How to build a Coaching culture in work teams

How to build a Coaching culture in work teams

A couple of years ago, I started to gather anecdotal evidence about the effectiveness of sheep-dip training for line managers as coaches. (Typically a two or three day "Line Manager as Coach" workshop.) The results were even worse than I expected. Many managers went back to their teams and reverted to their old behaviours immediately. Others tried to behave as they had learned, but found that within a few days, they were back to normal.

What had gone wrong? As I listened to their stories – and in some cases also listened to their teams talking about their experience of the same events – it became clear that this failure was nigh-on inevitable. Line managers and their teams form a complex system. Over time, they develop patterns and habits of working together, and these can be hard to break. Once a system is established, it will react to any change from within or without by attempting to revert back to the way things were before — even if those ways were dysfunctional. Given that coaching, when done effectively, can be quite an uncomfortable experience, it is hardly surprising that the system sought to return to equilibrium. From these experiences, we captured a number of significant ground rules for embedding coaching within work teams: 

If you are going to change the system, you have to change the whole system. 

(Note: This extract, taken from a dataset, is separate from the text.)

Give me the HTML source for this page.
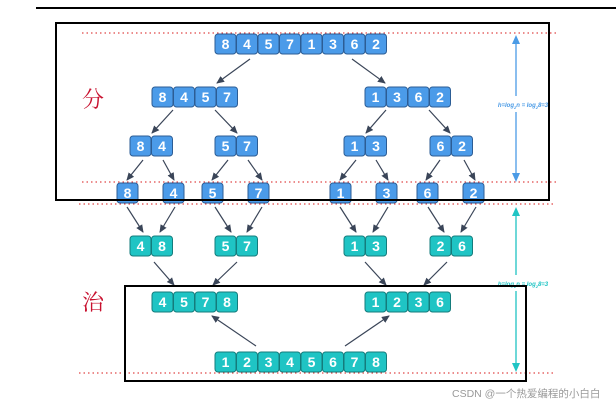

Change one part and the system will resist. Change the whole and you have a high chance of making the change stick. In the team context, it is critically important to engage the whole team – manager and all his or her direct reports – in understanding and supporting the change to a coaching culture. An analogy with just training the line manager is ball-room dancing. If only one partner knows how to tango, a couple is not going to do well! In a team with a coaching culture, everyone understands the basics of coaching and can coach everyone else. (That includes, on occasion, the line manager being coached by a direct report!) Equally, everyone needs to know how to be coached, so they can help the coach help them. 

Acquiring the coaching mindset takes time

Coaching is both a mindset and a skill set. A concentrated workshop can provide basic knowledge, skills and some opportunities to practice in a safe environment outside the team. But the impact of coaching typically happens between coaching conversations, when the learner reflects on insights, ideas, issues and intentions. It seems that learning to coach and be coached is most effective when broken up into relatively small chunks, with sufficient space (at least a couple of weeks) to reflect, absorb and practice using what has been learned. 

The line manager and the team need to have clear expectations of each other. 

Research identifies a long list of potential barriers to effective coaching by line managers, from being seen to have their own agenda, to finding it hard break out of parent-child behaviours. All of these can be overcome, if the line manager and the team have clear expectations about the nature and purpose of coaching. One of the big mindshifts needed is from the assumption that the line manager will do coaching 

to team members, to the recognition that their role is to create the environment, where coaching happens. (The coach may be another team member or someone from outside, as well as the manager.) 

The change process needs to be supported 

Within the team, developing an environment of psychological safety is closely correlated with speed of acquiring a coaching culture. At the same time, teams progress more confidently if they feel that their learning journey is supported from outside, for example, by senior management. External support may take the form of a specialist team coach or facilitator – an outsider with the skills to help the team deal with issues such as unsurfaced conflict, or clarifying the team purpose. 

Learning needs to be related to current issues for the team 

Teams focused on delivering demanding targets don’t have a lot of time for the abstract and theoretical. They do want to know what the benefits of achieving a coaching culture will be (both individually and collectively), but, for the most part, they want to see how what they are learning can be applied to practical and relatively immediate issues the team faces in delivering what is expected of it. 

Putting this learning into practice – an experiment 

We took our conclusions to a number of large UK and multinational employers and shared some ideas about how to design an approach that would address all the issues we had identified. The result is a series of experiments, in sectors from retail to higher education. The core of the experiment, in each case, is an on-line learning resource, consisting of podcasts, self-diagnostics and background reading. The number of modules varies according to the depth of learning required and the logistics of learning management in each organisation. Each member of a team is expected to work through these materials (taking typically no more than one hour) before the team meets for a Coaching Conversation – a session, often attached to the end of a regular team meeting, where they explore their learning from the pre- work together and discuss how they will apply it in their own environment. These sessions may be facilitated by an outside, or by the team leader (the experiments allow eventual comparison between the two approaches). They contract with each other to practise skills and processes they have learned. Over the course of the modules, the team is expected gradually to become more confident and capable of using coaching processes and the coaching mindset becomes engrained in the way they think about work issues generally. 

First measures from these experiments are very positive, but we require a more, verifiable data before drawing clear conclusions. What we have learned is that a requirement of this form of learning – which, if not unique, is certainly uncommon – is a high degree of flexibility about how the materials are structured and presented, what order the team works through them, the pace and timing of the team’s learning, and how it applies learning to work issues. 

Both we and the organisations engaging in these experiments with us are very excited about the possibility of using this approach to bring about wider cultural 

change. Our expectation is that the development of coaching cultures within work teams will be highly instrumental in stimulating an overall organisational coaching culture. This is likely to be the subject of future research, using diagnostics of progress towards a coaching culture, at both team and organisational levels.